The problem
Pictures are not part of the copy; repeat everything else in the records exactly.

Items
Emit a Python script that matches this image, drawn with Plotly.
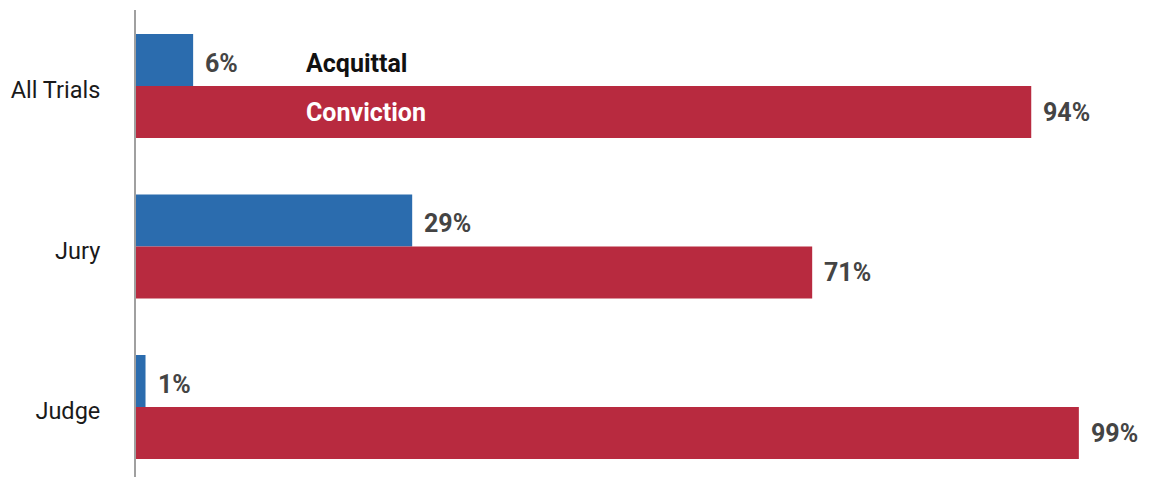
import plotly.graph_objects as go

categories = ["All Trials", "Jury", "Judge"]
acquittal = [6, 29, 1]
conviction = [94, 71, 99]
series_names = ["Acquittal", "Conviction"]

BLUE = "#2B6CAE"
RED = "#B82A3F"
LABEL = "#444444"
FONT = "Roboto"

fig = go.Figure()
fig.add_trace(go.Bar(y=categories, x=acquittal, orientation="h", name=series_names[0],
                     marker=dict(color=BLUE, line=dict(width=0)), hoverinfo="x+y"))
fig.add_trace(go.Bar(y=categories, x=conviction, orientation="h", name=series_names[1],
                     marker=dict(color=RED, line=dict(width=0)), hoverinfo="x+y"))

annotations = []
for cat, a, c in zip(categories, acquittal, conviction):
    annotations.append(dict(x=a, y=cat, text=f"{a}%", xanchor="left", yanchor="middle",
                            xshift=10, yshift=23, showarrow=False,
                            font=dict(family=FONT, size=25, color=LABEL, weight="bold")))
    annotations.append(dict(x=c, y=cat, text=f"{c}%", xanchor="left", yanchor="middle",
                            xshift=10, yshift=-26, showarrow=False,
                            font=dict(family=FONT, size=25, color=LABEL, weight="bold")))

# series labels placed like an inline legend on the first category
annotations.append(dict(x=17.6, y=categories[0], text=series_names[0], xanchor="left",
                        yanchor="middle", yshift=23, showarrow=False,
                        font=dict(family=FONT, size=25, color="#111111", weight="bold")))
annotations.append(dict(x=17.6, y=categories[0], text=series_names[1], xanchor="left",
                        yanchor="middle", yshift=-26, showarrow=False,
                        font=dict(family=FONT, size=25, color="#FFFFFF", weight="bold")))

# page body has an 8px default margin; figure is sized to fill the rest of the window
fig.update_layout(
    width=1144, height=469,
    margin=dict(l=128, r=16, t=2, b=0, autoexpand=False),
    paper_bgcolor="white", plot_bgcolor="white",
    barmode="group", bargap=0.352, bargroupgap=0,
    showlegend=False,
    annotations=annotations,
    font=dict(family=FONT),
    xaxis=dict(range=[0, 105], visible=False, fixedrange=True, automargin=False),
    yaxis=dict(type="category", range=[2.436, -0.4735], showline=True, linecolor="#A0A0A0",
               linewidth=2, showgrid=False, zeroline=False, ticks="", ticklabelstandoff=29,
               ticklabelshift=-4, automargin=False,
               tickfont=dict(family=FONT, size=23.5, color="#1A1A1A"), fixedrange=True),
)

fig.write_html("out.html")
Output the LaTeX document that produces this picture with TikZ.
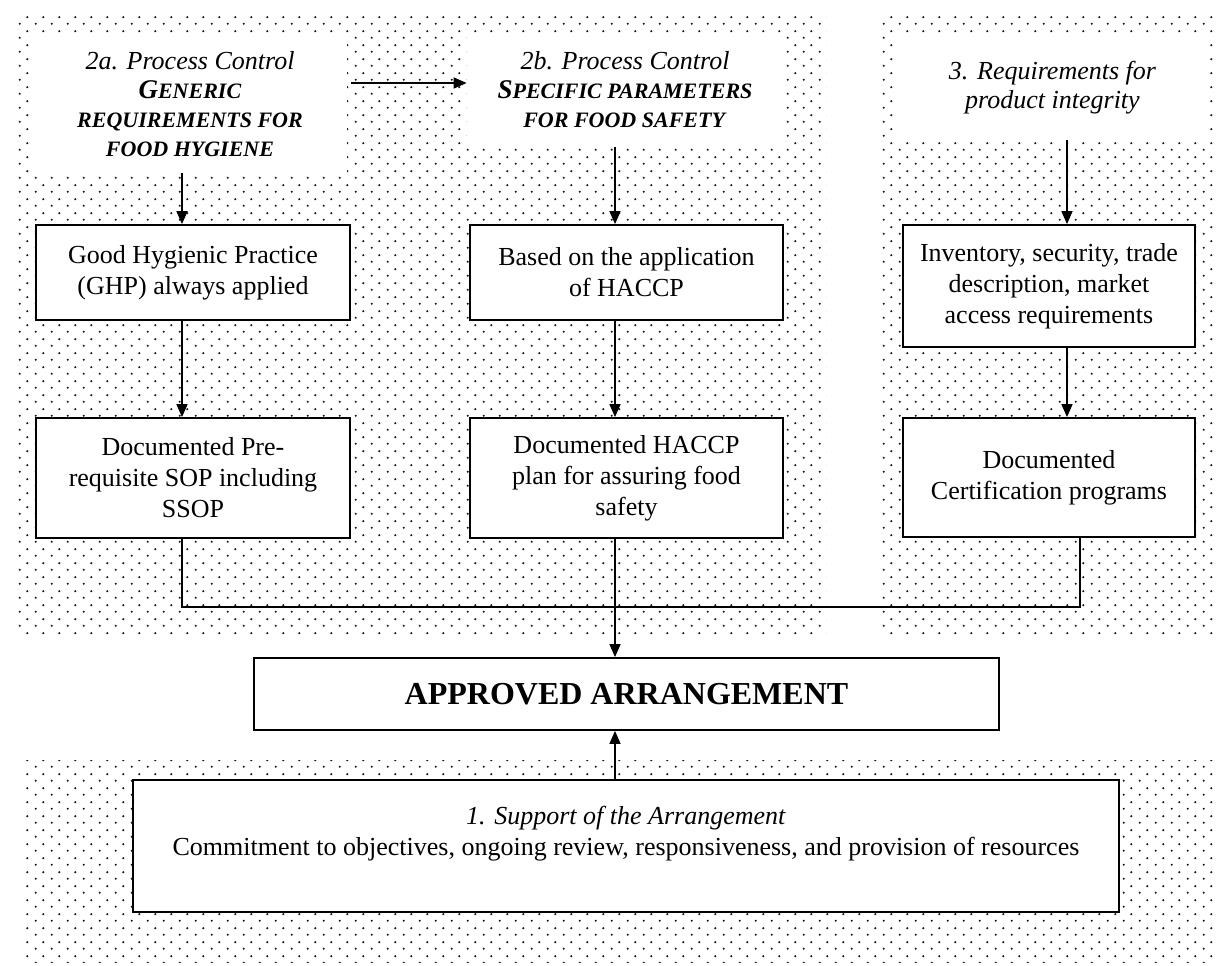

Solved problem
Emit a Python script that matches this image, drawn with Plotly.
import plotly.graph_objects as go

categories = ["All Trials", "Jury", "Judge"]
acquittal = [6, 29, 1]
conviction = [94, 71, 99]
series_names = ["Acquittal", "Conviction"]

BLUE = "#2B6CAE"
RED = "#B82A3F"
LABEL = "#444444"
FONT = "Roboto"

fig = go.Figure()
fig.add_trace(go.Bar(y=categories, x=acquittal, orientation="h", name=series_names[0],
                     marker=dict(color=BLUE, line=dict(width=0)), hoverinfo="x+y"))
fig.add_trace(go.Bar(y=categories, x=conviction, orientation="h", name=series_names[1],
                     marker=dict(color=RED, line=dict(width=0)), hoverinfo="x+y"))

annotations = []
for cat, a, c in zip(categories, acquittal, conviction):
    annotations.append(dict(x=a, y=cat, text=f"{a}%", xanchor="left", yanchor="middle",
                            xshift=10, yshift=23, showarrow=False,
                            font=dict(family=FONT, size=25, color=LABEL, weight="bold")))
    annotations.append(dict(x=c, y=cat, text=f"{c}%", xanchor="left", yanchor="middle",
                            xshift=10, yshift=-26, showarrow=False,
                            font=dict(family=FONT, size=25, color=LABEL, weight="bold")))

# series labels placed like an inline legend on the first category
annotations.append(dict(x=17.6, y=categories[0], text=series_names[0], xanchor="left",
                        yanchor="middle", yshift=23, showarrow=False,
                        font=dict(family=FONT, size=25, color="#111111", weight="bold")))
annotations.append(dict(x=17.6, y=categories[0], text=series_names[1], xanchor="left",
                        yanchor="middle", yshift=-26, showarrow=False,
                        font=dict(family=FONT, size=25, color="#FFFFFF", weight="bold")))

# page body has an 8px default margin; figure is sized to fill the rest of the window
fig.update_layout(
    width=1144, height=469,
    margin=dict(l=128, r=16, t=2, b=0, autoexpand=False),
    paper_bgcolor="white", plot_bgcolor="white",
    barmode="group", bargap=0.352, bargroupgap=0,
    showlegend=False,
    annotations=annotations,
    font=dict(family=FONT),
    xaxis=dict(range=[0, 105], visible=False, fixedrange=True, automargin=False),
    yaxis=dict(type="category", range=[2.436, -0.4735], showline=True, linecolor="#A0A0A0",
               linewidth=2, showgrid=False, zeroline=False, ticks="", ticklabelstandoff=29,
               ticklabelshift=-4, automargin=False,
               tickfont=dict(family=FONT, size=23.5, color="#1A1A1A"), fixedrange=True),
)

fig.write_html("out.html")
Output the LaTeX document that produces this picture with TikZ.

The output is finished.